Wallace by Marshall Frady
Author:Marshall Frady [Frady, Marshall]
Language: eng
Format: epub
ISBN: 978-0-307-56105-3
Publisher: Random House, Inc.
Published: 1968-01-01T05:00:00+00:00
Wallace at Tuscaloosa, June 11, 1963
Wallace's political psychology essentially derives from the Southern romance of an unvanquished and intransigent spirit in the face of utter, desolate defeat. It has become a dogeared cliche about Southern leaders, but the fact is, the Civil War is still quite alive to Wallace. As he chatters about the days between 1861 and 1865, one is inevitably reminded of the Reverend Hightower in Light in August, whose gray head, as he sits by his window at dusk, is filled with the flash and roar of the old glorious doomed charges, the lifted sabers and bugles and grimy howling faces above gaunt, galloping horses. Wallace seemed to regard his career as governor merely as an invocation and projection of the old aboriginal glory and valor. It was all still happening to him. In fact, one got the feeling that, for him, what was happening was not quite as real as that great primeval conflict.

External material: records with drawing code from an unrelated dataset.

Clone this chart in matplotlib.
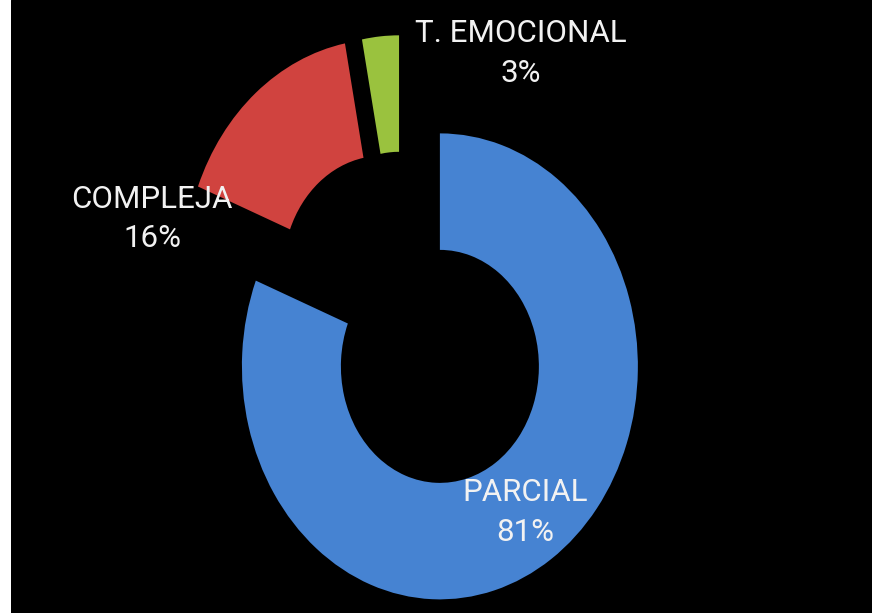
import matplotlib.pyplot as plt

# Data
labels = ["PARCIAL", "COMPLEJA", "T. EMOCIONAL"]
values = [81, 16, 3]
colors = ["#4683D2", "#D0433F", "#9AC23E"]
explode = [0.344, 0.155, 0.137]

fig = plt.figure(figsize=(8.72, 6.13), dpi=100, facecolor="white")
ax = fig.add_axes([11 / 872, 0, 861 / 872, 1])
ax.set_facecolor("black")

wedges, _ = ax.pie(values, colors=colors, explode=explode, startangle=90,
                   counterclock=False, radius=1.0,
                   wedgeprops=dict(width=0.5, edgecolor="none"))

# stretch the ring vertically like the original
ax.set_aspect("auto")
ax.set_xlim(-1.973, 2.376)
ax.set_ylim(-1.343, 1.288)
ax.axis("off")
ax.add_patch(plt.Rectangle((0, 0), 1, 1, transform=ax.transAxes,
                           color="black", zorder=-10))

# label positions (axes fraction), placed like the Excel labels
label_pos = [(0.597, 0.164), (0.164, 0.643), (0.592, 0.913)]
for lab, val, (x, y) in zip(labels, values, label_pos):
    ax.text(x, y, f"{lab}\n{val}%", transform=ax.transAxes, ha="center",
            va="center", color="#F2F2F2", fontsize=22.5, linespacing=1.45,
            family=["Roboto", "DejaVu Sans"])

fig.savefig("out.png", dpi=100, facecolor=fig.get_facecolor())
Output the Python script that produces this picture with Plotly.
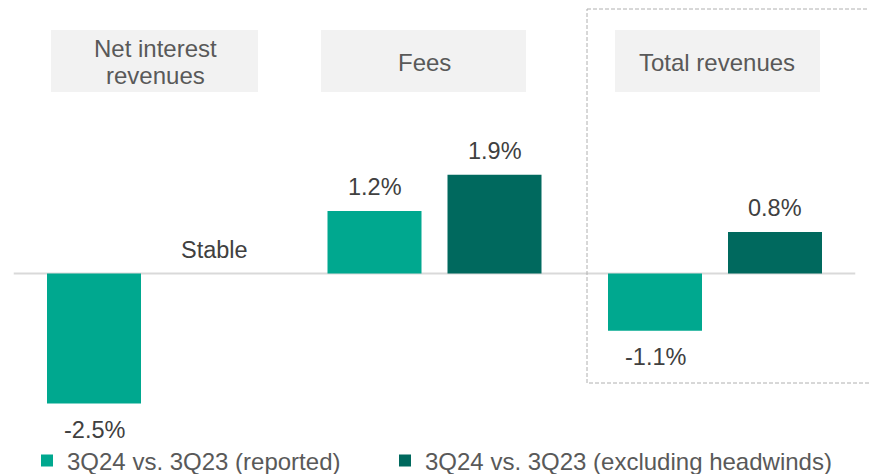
import plotly.graph_objects as go

# data
groups = ["Net interest revenues", "Fees", "Total revenues"]
reported = [-2.5, 1.2, -1.1]
excl_headwinds = [0.0, 1.9, 0.8]
reported_labels = ["-2.5%", "1.2%", "-1.1%"]
excl_labels = ["Stable", "1.9%", "0.8%"]
header_lines = [["Net interest", "revenues"], ["Fees"], ["Total revenues"]]
legend_names = ["3Q24 vs. 3Q23 (reported)", "3Q24 vs. 3Q23 (excluding headwinds)"]

W, H = 869, 474
X0_PX, X_STEP = 154.0, 280.5   # pixel of group 0, pixels per group
Y0_PX, Y_STEP = 273.5, 52.0    # pixel of zero line, pixels per 1%

C_REPORTED = "#00a88f"
C_EXCL = "#00695e"
FONT = "Liberation Sans, Arial, sans-serif"


def px_x(p):
    return (p - X0_PX) / X_STEP


def px_y(p):
    return (Y0_PX - p) / Y_STEP


x = list(range(len(groups)))
bar_w = 94 / X_STEP

fig = go.Figure()
fig.add_trace(go.Bar(
    x=x, y=reported, name=legend_names[0], legend="legend",
    marker={"color": C_REPORTED, "line": {"width": 0}},
    width=bar_w, offset=-107 / X_STEP, hoverinfo="skip",
))
fig.add_trace(go.Bar(
    x=x, y=excl_headwinds, name=legend_names[1], legend="legend2",
    marker={"color": C_EXCL, "line": {"width": 0}},
    width=bar_w, offset=13 / X_STEP, hoverinfo="skip",
))

shapes = []
annotations = []

# zero line
shapes.append(dict(type="line", x0=-0.5, x1=2.5, y0=0, y1=0, layer="below",
                   line={"color": "#d9d9d9", "width": 2}))

# dashed box around total revenues
shapes.append(dict(type="rect", x0=px_x(587), x1=px_x(880), y0=px_y(9), y1=px_y(383),
                   line={"color": "#b0b0b0", "width": 1, "dash": "4px,2px"}))

# header boxes
for left, right in [(51, 258), (321, 526), (615, 820)]:
    shapes.append(dict(type="rect", x0=px_x(left), x1=px_x(right), y0=px_y(30), y1=px_y(92),
                       fillcolor="#f2f2f2", line={"width": 0}, layer="below"))

header_centers = [155, 424, 717]
for cx, lines in zip(header_centers, header_lines):
    if len(lines) == 1:
        ys = [62]
    else:
        ys = [48, 75]
    for line, yy in zip(lines, ys):
        annotations.append(dict(x=px_x(cx), y=px_y(yy), text=line, showarrow=False,
                                xanchor="center", yanchor="middle",
                                font={"family": FONT, "size": 24, "color": "#595959"}))

# value labels
for values, labels, shift in [(reported, reported_labels, -60), (excl_headwinds, excl_labels, 60)]:
    for i, (v, lab) in enumerate(zip(values, labels)):
        annotations.append(dict(x=i + shift / X_STEP, y=v, text=lab, showarrow=False,
                                xanchor="center", yanchor="middle",
                                yshift=24 if v >= 0 else -26,
                                font={"family": FONT, "size": 23.5, "color": "#404040"}))

legend_style = {"orientation": "h", "xanchor": "left", "y": 1 - 461 / H, "yanchor": "middle",
                "font": {"family": FONT, "size": 24, "color": "#595959"},
                "bgcolor": "rgba(0,0,0,0)"}

fig.update_layout(
    width=W, height=H,
    margin={"l": 0, "r": 0, "t": 0, "b": 0, "autoexpand": False},
    paper_bgcolor="white", plot_bgcolor="white",
    barmode="group",
    showlegend=True,
    legend={**legend_style, "x": 27 / W},
    legend2={**legend_style, "x": 385 / W},
    shapes=shapes, annotations=annotations,
)
fig.update_xaxes(range=[px_x(0), px_x(W)], visible=False, fixedrange=True)
fig.update_yaxes(range=[px_y(H), px_y(0)], visible=False, fixedrange=True)

page_css = (
    "document.documentElement.style.overflow='hidden';"
    "document.body.style.margin='0px';"
    "document.body.style.overflow='hidden';"
)
fig.write_html("out.html", config={"displayModeBar": False}, post_script=page_css)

There is one moment in the history of that war which has for Wallace an almost religious meaning. “When it was about over, they captured Jefferson Davis down in Georgia and put him in jail, and one day several Union troops come around to clap him up in chains and manacles. He was sick and nearly starved to death by then, and old, but he told 'em he wadn't lettin' nobody put chains on him, he had been the president of a country, and that country might be beat now, and they might have him in jail, but he would not allow them to put him in chains. They grabbed him, and he started fightin'-that old man, weak as he was. It took a bunch of 'em to hold him long enough to get it done, and when they turned him loose again, he was still goin', still fightin'…”
It has not mattered to most Alabamians that in his series of confrontations with the federal government Wallace has met with consistent failure. What matters is that he fought, and continues to fight. He answers the romance of defeat. That role has been one of Wallace's central political inspirations: he seems personally to lust for chains. As the University of Alabama crisis approached in 1963, he proposed to a group of legislators in his office, “By God, you watch now, they gonna send federal troops all over this state. We gonna be under military occupation…”
While Wallace regarded President John Kennedy with a certain measure of awe, his attitude toward Robert Kennedy, then the Attorney General, was one of bristling suspicion. When Bob Kennedy tried to contact Wallace at the governor's mansion one evening shortly before the University of Alabama confrontation, Ralph Adams, Wallace's old campus crony, happened to answer the phone. Wallace told Adams to inform Kennedy he didn't want to talk to him. “So I told Kennedy the governor was unavailable,” says Adams. “Kennedy kept saying, 'I don't see why he won't talk to me,' and Wallace-he was standing just a few feet away from me-kept whispering, 'Adams, just tell him I plain don't want to talk to him.